Healey won 62 percent of the vote in 2014 to defeat Republican John Miller.
Shores said he voted for Trump in 2016, describing the entrepreneur and reality TV star turned presidential candidate as a “disruptor.”
“I think people have a difficult time getting over the orange hair, but I think his message was very strong,” Shores said.
Shores said that the attorney general’s office should be “worried less about politics and more about what happens here in Massachusetts.”
“If the president of the United States does something against Massachusetts, no matter who it is, I will push back very strongly against the president, but I certainly won’t be filing 40 to 50 lawsuits like the present attorney general,” he said.
On regulation of utilities, McMahon said he would bring “substance” to Department of Public Utilities hearings, and Shores said he would “use the weight of the attorney general’s office to advocate for natural gas pipelines in Massachusetts.”

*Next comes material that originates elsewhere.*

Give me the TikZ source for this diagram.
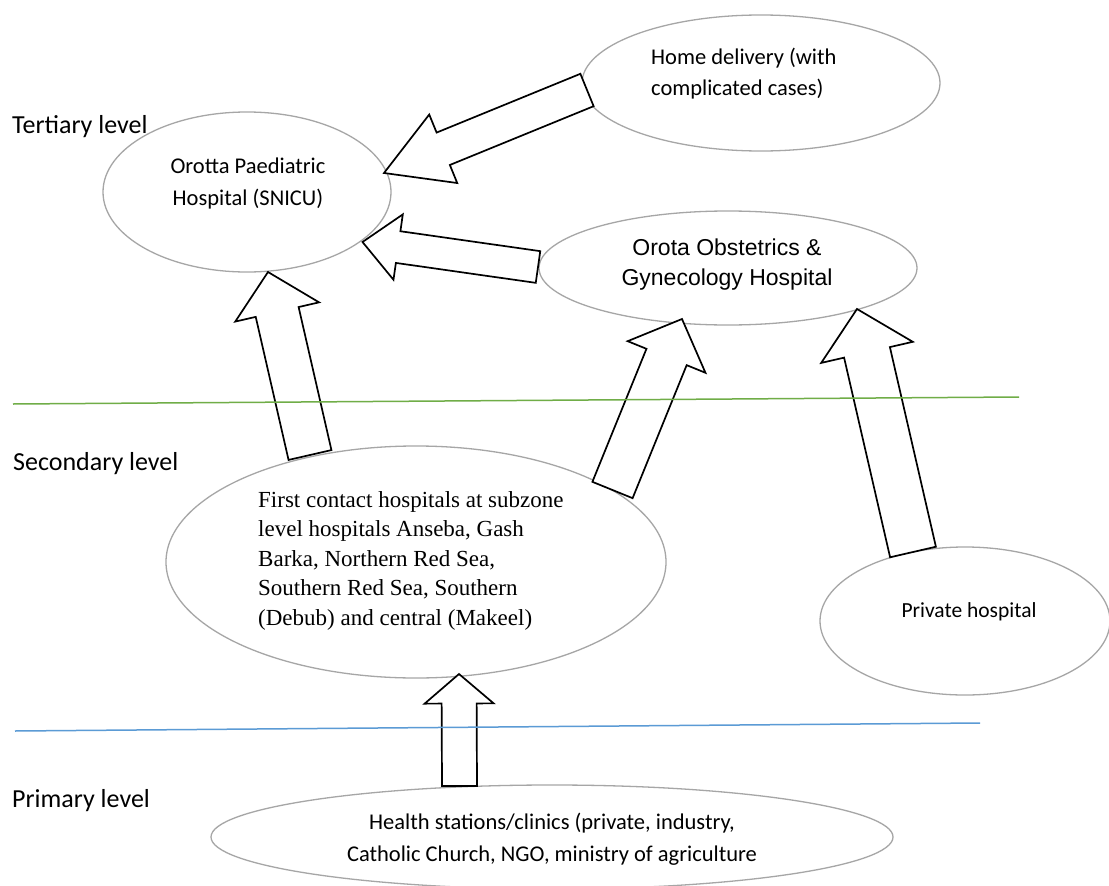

In a “lightning round” of short-answer questions, the two candidates said they supported reinstating the death penalty for killing a law enforcement officer and identified fighting public corruption as an important, overlooked duty of the office.
Asked to recommend a beach read, Shores suggested Sebastian Junger’s “The Perfect Storm,” while McMahon picked “See Something, Say Nothing: A Homeland Security Officer Exposes the Government’s Submission to Jihad” by former Department of Homeland Security officer Philip Haney.